Someone needs to give the boot to University Parking Services here at CSU. It's pretty screwed up.
I am one of the fortunate ones who do not own a car here at CSU. I feel for those of you who have been put through the ringer with excessive parking fines, aggrandizing late fees and just plain poor customer service. You are not alone.
It's tough to escape people who complain about parking here. It's an issue on many a person's tongue, and it's not just about the fines that are levied. It was a big enough issue, after all, to warrant a significant push on nearly every single candidate for Associated Students of CSU executive office's platform last spring.
But for some reason it's tough for someone who doesn't drive or park around campus to empathize with these sentiments.
That was until last week, for me, when I too was forced to traverse the hellish gauntlet that is parking services.
Like I said, I do not do very much driving around here. And so, after borrowing a friend's car for the day, I made the catastrophic mistake of pulling into the south entrance of the "U" lot between the Durrell Center and the Lory Apartments. As I pulled into the lot, I noticed the blue sign that said something to the effect of "No parking anytime without permit."
Instead of immediately throwing the car into reverse and backing out blindly into the street (which is basically what the woman at Green Hall's front desk told me to do), I figured I would drive to the other end of the parking lot, go out the exit there and park elsewhere.
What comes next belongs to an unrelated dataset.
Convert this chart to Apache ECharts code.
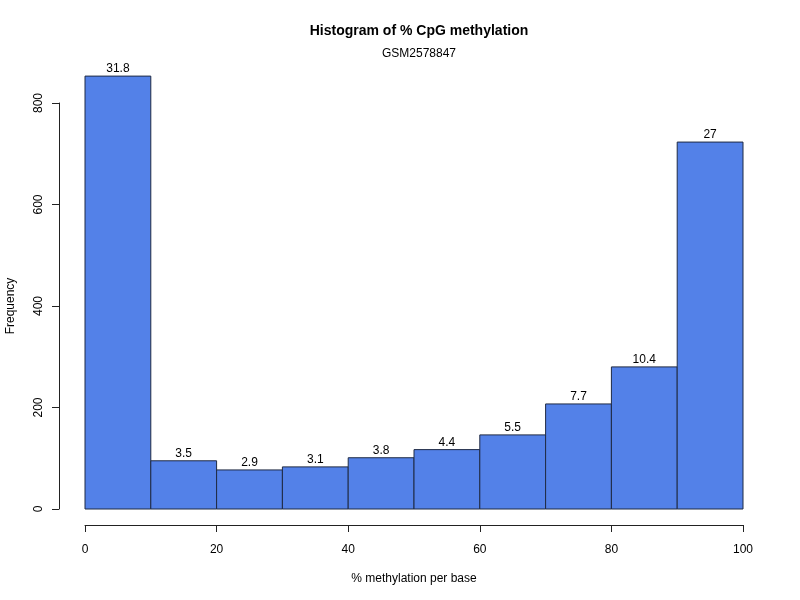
<!DOCTYPE html>
<html>
<head>
<meta charset="utf-8">
<script src="https://cdn.jsdelivr.net/npm/echarts@6/dist/echarts.min.js"></script>
<style>html,body{margin:0;padding:0;background:#fff;}#c{width:800px;height:600px;}</style>
</head>
<body>
<div id="c"></div>
<script>
const binStart = [0, 10, 20, 30, 40, 50, 60, 70, 80, 90];
const binEnd = [10, 20, 30, 40, 50, 60, 70, 80, 90, 100];
const frequency = [853, 95, 77, 83, 101, 117, 146, 207, 280, 723];
const percentLabels = ['31.8', '3.5', '2.9', '3.1', '3.8', '4.4', '5.5', '7.7', '10.4', '27'];
const xTicks = [0, 20, 40, 60, 80, 100];
const yTicks = [0, 200, 400, 600, 800];

const FONT = '"Liberation Sans", Arial, Helvetica, sans-serif';
const chart = echarts.init(document.getElementById('c'), null, {renderer: 'canvas'});
const data = binStart.map((s, i) => [s, binEnd[i], frequency[i]]);

chart.setOption({
  backgroundColor: '#ffffff',
  animation: false,
  title: [
    {text: 'Histogram of % CpG methylation', left: 414, top: 19, textAlign: 'center',
     textStyle: {fontFamily: FONT, fontSize: 14, fontWeight: 'bold', color: '#000'}},
    {text: 'GSM2578847', left: 414, top: 43, textAlign: 'center',
     textStyle: {fontFamily: FONT, fontSize: 12, fontWeight: 'normal', color: '#000'}}
  ],
  grid: {left: 85, right: 57, top: 103, bottom: 91, containLabel: false, outerBoundsMode: 'none'},
  xAxis: {
    type: 'value', min: 0, max: 100, interval: 20, offset: 16,
    name: '% methylation per base', nameLocation: 'middle', nameGap: 48,
    nameTextStyle: {fontFamily: FONT, fontSize: 12, color: '#000'},
    axisLine: {show: true, onZero: false, lineStyle: {color: '#222', width: 1}},
    axisTick: {show: true, length: 7, lineStyle: {color: '#222'}},
    axisLabel: {fontFamily: FONT, fontSize: 12, color: '#000', margin: 19,
      formatter: v => xTicks.includes(v) ? String(v) : ''},
    splitLine: {show: false}
  },
  yAxis: {
    type: 'value', min: 0, max: 800, interval: 200, offset: 26,
    name: 'Frequency', nameLocation: 'middle', nameGap: 42, nameRotate: 90,
    nameTextStyle: {fontFamily: FONT, fontSize: 12, color: '#000'},
    axisLine: {show: true, onZero: false, lineStyle: {color: '#222', width: 1}},
    axisTick: {show: true, length: 7, lineStyle: {color: '#222'}},
    axisLabel: {fontFamily: FONT, fontSize: 12, color: '#000', margin: 14, rotate: 90,
      formatter: v => yTicks.includes(v) ? String(v) : ''},
    splitLine: {show: false}
  },
  series: [{
    type: 'custom',
    clip: false,
    data: data,
    renderItem: function (params, api) {
      const p0 = api.coord([api.value(0), 0]);
      const p1 = api.coord([api.value(1), api.value(2)]);
      const idx = params.dataIndex;
      return {
        type: 'group',
        children: [
          {type: 'rect',
           shape: {x: p0[0], y: p1[1], width: p1[0] - p0[0], height: p0[1] - p1[1]},
           style: {fill: '#5381E8', stroke: '#1f2a44', lineWidth: 1}},
          {type: 'text', x: (p0[0] + p1[0]) / 2, y: p1[1] - 1,
           style: {text: percentLabels[idx], align: 'center', verticalAlign: 'bottom',
                   fontFamily: FONT, fontSize: 12, fill: '#000'}}
        ]
      };
    }
  }]
});
</script>
</body>
</html>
However, as I pulled into the lot to do just that, I noticed another blue sign posted on the east side of Durrell with the same message, but it also had a large double-sided arrow printed below it. In an act that I now admit was a bit obtuse, I, of course, was fooled by the sign and parked in the lot next to, but seemingly not under the jurisdiction of, the sign.
I got out of the car at 6 p.m., and despite claims of there only being about 15 ticket-writers total who dole out citations on campus (anyone who has ever received a ticket around here knows that these people are ravenous – they will swoop down and give you a ticket before you can blink your eye), by 6:30 p.m., I had a ticket.
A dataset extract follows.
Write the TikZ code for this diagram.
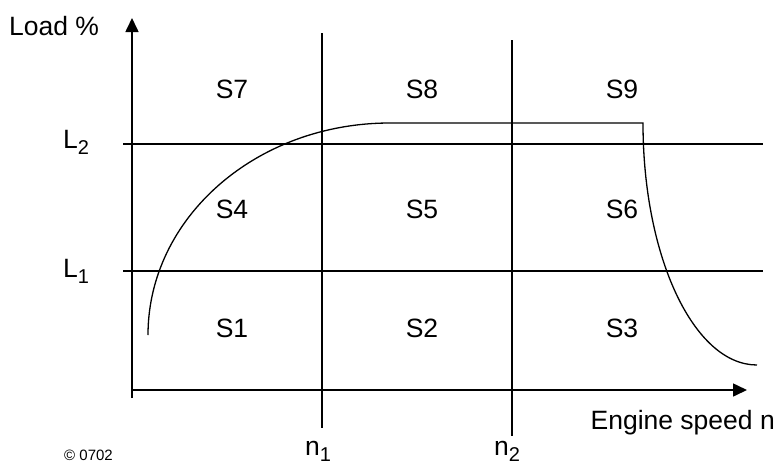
\documentclass[tikz,border=0pt]{standalone}
\usepackage{fontspec}
\setmainfont{Liberation Sans}
\usetikzlibrary{arrows.meta}

\newcommand{\subidx}[1]{\raisebox{-6pt}{\fontsize{20}{20}\selectfont #1}}

\begin{document}
\begin{tikzpicture}[
  x=1pt, y=-1pt,
  font=\fontsize{26.5}{30}\selectfont,
  axisline/.style={line width=1.6pt, -{Triangle[length=14pt, width=13pt]}},
  gridline/.style={line width=1.1pt},
  curveline/.style={line width=1.3pt, line join=miter},
  region/.style={inner sep=0pt},
  lbl/.style={inner sep=0pt, anchor=base west},
]
\useasboundingbox (0,0) rectangle (777,464);

% axes
\coordinate (yfoot) at (132,398);
\coordinate (ytip) at (132,18);
\coordinate (xfoot) at (132,390);
\coordinate (xtip) at (747,390);
\draw[axisline] (yfoot) -- (ytip);
\draw[axisline] (xfoot) -- (xtip);

% load and speed limits
\draw[gridline] (123,144) -- (763,144);
\draw[gridline] (123,271) -- (763,271);
\draw[gridline] (322,33) -- (322,428);
\draw[gridline] (512,40) -- (512,436);

% full load curve
\draw[curveline] (148,335) .. controls (148,218) and (256,123) .. (390,123)
  -- (643,123) .. controls (643,257) and (694,365) .. (757,365);

% regions
\foreach \n/\x/\y in {1/232/328, 2/422/328, 3/622/328,
                      4/232/209, 5/422/209, 6/622/209,
                      7/232/89, 8/422/89, 9/622/89}
  \node[region] (s\n) at (\x,\y) {S\n};

% labels
\node[lbl] (load) at (9,35) {Load \%};
\node[lbl, anchor=base east] (speed) at (775,429) {Engine speed n};
\node[lbl] (l2) at (63,148) {L\subidx{2}};
\node[lbl] (l1) at (63,277) {L\subidx{1}};
\node[lbl] (n1) at (305,455) {n\subidx{1}};
\node[lbl] (n2) at (494,455) {n\subidx{2}};
\node[lbl, font=\fontsize{15}{18}\selectfont] (copy) at (64,460) {© 0702};
\end{tikzpicture}
\end{document}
Originally enraged, I was soon quelled by the fact that I could raise an appeal with parking services.
Ah, sweet democracy, I thought. You've gone and reared your righteous and ever-just head again.
So the next week, I took a stroll down to Green Hall, hoping to make my case and ask for an appeal (an appeal to idiocy is an appeal nonetheless) on the citation.
When I got there, however, I was "greeted" by the aforementioned woman who acted as no less than judge, jury and executioner. She shot down my appeal, led me to believe that I would have to pay the $10 appeal fee no matter the outcome (which is blatantly untrue), gravely insulted my intelligence and effectively bullied me into paying my fee. I cannot even begin to describe how utterly appalled I was at this situation, and I can only say that I would not wish this woman's wrath on even my worst of enemies.
For me it's not even about the citation anymore (although I still feel for those of you forced to find a spot on campus); the problems with parking services go much deeper than ill-conceived and sometimes confoundingly marked student and faculty lots and an army of ticket writers that seems more like a few hundred rather than just a few.
I am simply amazed by how, even down to the customer service, parking service fails so many students and faculty alike on so many levels.
I can't say for sure what needs to be done, but what I can say is something's got to give. I am positive that I am not the only student around here who is disenfranchised with University Parking Services.
Let's get our heads together and give parking services the collective boot.
John Walsh is a sophomore technical journalism major. His column runs every other Tuesday in the Collegian.